The conditions of 2010 cannot be wished back into existence. The vote in Parliament was passed. £9,000 fees have now been introduced. The left reinforced this setback at the time by attempting to pose itself directly against the NUS leadership, promoting an alternative demonstration to the NUS’ official January protest. The movement was split and weakened as a result. It has not recovered.
The more the left chooses to isolate itself from the NUS, the more it – in practice – isolates itself from the majority of students. If the NUS is abandoned by the left, it will face no internal pressure to act. Its leadership will take the great majority of students, and lead them even further away from activity. It will become more of barrier for radicals attempting to reach the mass of students, not less. The student right will have won by default.
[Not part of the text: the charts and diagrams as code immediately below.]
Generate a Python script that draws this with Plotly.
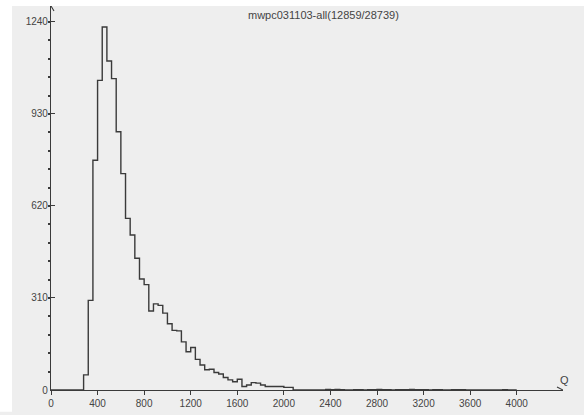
import plotly.graph_objects as go

# Histogram of Q, 40-wide bins starting at 0
bin_width = 40
counts = [
    0, 0, 0, 0, 0, 0, 0,                       # 0 - 280
    51, 302, 774, 1043, 1223, 1108, 1049, 870,  # 280 - 600
    729, 578, 522, 444, 374, 355, 266, 290,     # 600 - 920
    285, 259, 223, 201, 199, 162, 129, 143,     # 920 - 1240
    103, 84, 68, 70, 59, 54, 42, 34,            # 1240 - 1560
    28, 36, 12, 17, 25, 23, 17, 12,             # 1560 - 1880
    12, 12, 12, 9, 9, 0, 0, 0,                  # 1880 - 2200
    0, 0, 0, 0, 2, 1, 2, 1,                     # 2200 - 2520
    0, 0, 1, 1, 0, 1, 1, 2,                     # 2520 - 2840
    1, 1, 0, 1, 1, 1, 2, 1,                     # 2840 - 3160
    1, 1, 0, 1, 1, 0, 0, 1,                     # 3160 - 3480
    1, 1, 0, 0, 0, 0, 0, 0,                     # 3480 - 3800
    0, 0, 1, 0, 0,                              # 3800 - 4000
]
title_text = "mwpc031103-all(12859/28739)"
x_label = "Q"
y_ticks = [0, 310, 620, 930, 1240]
x_ticks = [0, 400, 800, 1200, 1600, 2000, 2400, 2800, 3200, 3600, 4000]

edges = [i * bin_width for i in range(len(counts) + 1)]
step_y = counts + [0]

ink = "#3a3a3a"
bg = "#eeeeee"

W, H = 584, 415
ml, mr, mt, mb = 51, 21, 6, 22
px_x = 0.11643   # pixels per Q unit
px_y = 0.29919   # pixels per count
x_max = (W - ml - mr) / px_x
y_max = (H - mt - mb) / px_y

fig = go.Figure(
    go.Scatter(
        x=edges,
        y=step_y,
        mode="lines",
        line=dict(shape="hv", color=ink, width=1.4),
        hoverinfo="skip",
    )
)

axis_font = dict(family="Liberation Sans, Arial, sans-serif", size=10, color="#444444")

fig.update_layout(
    xaxis=dict(
        range=[0, x_max],
        showgrid=False,
        zeroline=False,
        showline=True,
        linecolor=ink,
        linewidth=1.2,
        tickmode="array",
        tickvals=x_ticks,
        ticktext=[str(v) for v in x_ticks],
        ticks="outside",
        ticklen=4,
        tickwidth=1,
        tickcolor=ink,
        tickfont=axis_font,
    ),
    # companion axis carrying the bin-edge ticks between 0 and 4000
    xaxis2=dict(
        overlaying="x",
        anchor="y",
        side="bottom",
        range=[0, x_max],
        showgrid=False,
        zeroline=False,
        showline=False,
        tickmode="array",
        tickvals=edges,
        showticklabels=False,
        ticks="outside",
        ticklen=2,
        tickwidth=1.5,
        tickcolor=ink,
    ),
    yaxis=dict(
        range=[0, y_max],
        showgrid=False,
        zeroline=False,
        showline=True,
        linecolor=ink,
        linewidth=1.2,
        tickmode="array",
        tickvals=y_ticks,
        ticktext=[str(v) for v in y_ticks],
        ticks="inside",
        ticklen=4,
        tickwidth=1,
        tickcolor=ink,
        tickfont=axis_font,
        minor=dict(
            tick0=0,
            dtick=62,
            ticks="outside",
            ticklen=2,
            tickwidth=1.5,
            tickcolor=ink,
            showgrid=False,
        ),
    ),
)

plot_w = W - ml - mr
plot_h = H - mt - mb
shapes = [
    # white frame strips on the left and top edges of the canvas
    dict(type="rect", xref="paper", yref="paper",
         x0=-ml / plot_w, x1=(12 - ml) / plot_w, y0=-mb / plot_h, y1=1 + mt / plot_h,
         fillcolor="white", line_width=0, layer="below"),
    dict(type="rect", xref="paper", yref="paper",
         x0=-ml / plot_w, x1=1 + mr / plot_w, y0=1, y1=1 + mt / plot_h,
         fillcolor="white", line_width=0, layer="below"),
    # open arrowheads at the ends of both axes
    dict(type="path", xref="x", yref="y", xsizemode="pixel", ysizemode="pixel",
         xanchor=0, yanchor=y_max, path="M -3,-5 L 0,0 L 3,-5",
         line=dict(color=ink, width=1.1)),
    dict(type="path", xref="x", yref="y", xsizemode="pixel", ysizemode="pixel",
         xanchor=x_max, yanchor=0, path="M -6,3 L 0,0 L -6,-3",
         line=dict(color=ink, width=1.1)),
]

annotations = [
    dict(text=title_text, xref="paper", yref="paper",
         x=(323 - ml) / plot_w, y=(H - mb - 15) / plot_h,
         xanchor="center", yanchor="middle", showarrow=False,
         font=dict(family="Liberation Sans, Arial, sans-serif", size=11, color="#444444")),
    dict(text=x_label, xref="paper", yref="paper",
         x=(564 - ml) / plot_w, y=(H - mb - 383) / plot_h,
         xanchor="center", yanchor="middle", showarrow=False,
         font=dict(family="Liberation Sans, Arial, sans-serif", size=11, color="#444444")),
]

fig.update_layout(
    width=W,
    height=H,
    margin=dict(l=ml, r=mr, t=mt, b=mb, pad=0),
    paper_bgcolor=bg,
    plot_bgcolor=bg,
    showlegend=False,
    shapes=shapes,
    annotations=annotations,
)

fig.write_html("out.html")
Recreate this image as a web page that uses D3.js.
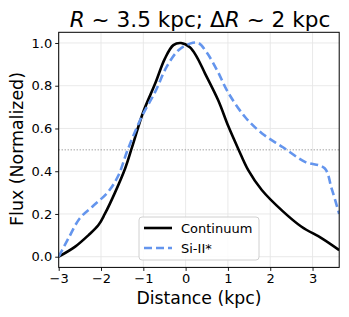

It is critical that the left does not isolate itself still further from the student body. There is anger amongst students, as there should be. But a general mood will not be turned into real activity by raising increasingly radical slogans. It will only happen through the hard slog of winning support amongst students for mass campaigns, convincing them of the left’s case – on fees, privatisation, and the need for radical actions like occupation. The NUS can be put under pressure, as it was in 2010, and it has been more recently over Gaza – condemning Israel’s siege in an important breakthrough that would not have happened without the left.
Disaffiliation from NUS will only hinder the process of mobilising students. A disaffiliated college will find it harder, not easier, to reach students elsewhere since the obvious pressure points through the NUS will have been removed. And the left within that college will be exposed to whatever management chooses to line up for them.
The left must look outwards. First, to the enormous numbers of students currently not involved in the movement against cuts and privatisation. They must be won. Second, to the ranks of those outside of the colleges now moving into opposition to austerity. We need a broad, united movement that can engage with the millions on the receiving end of the Coalition’s cuts.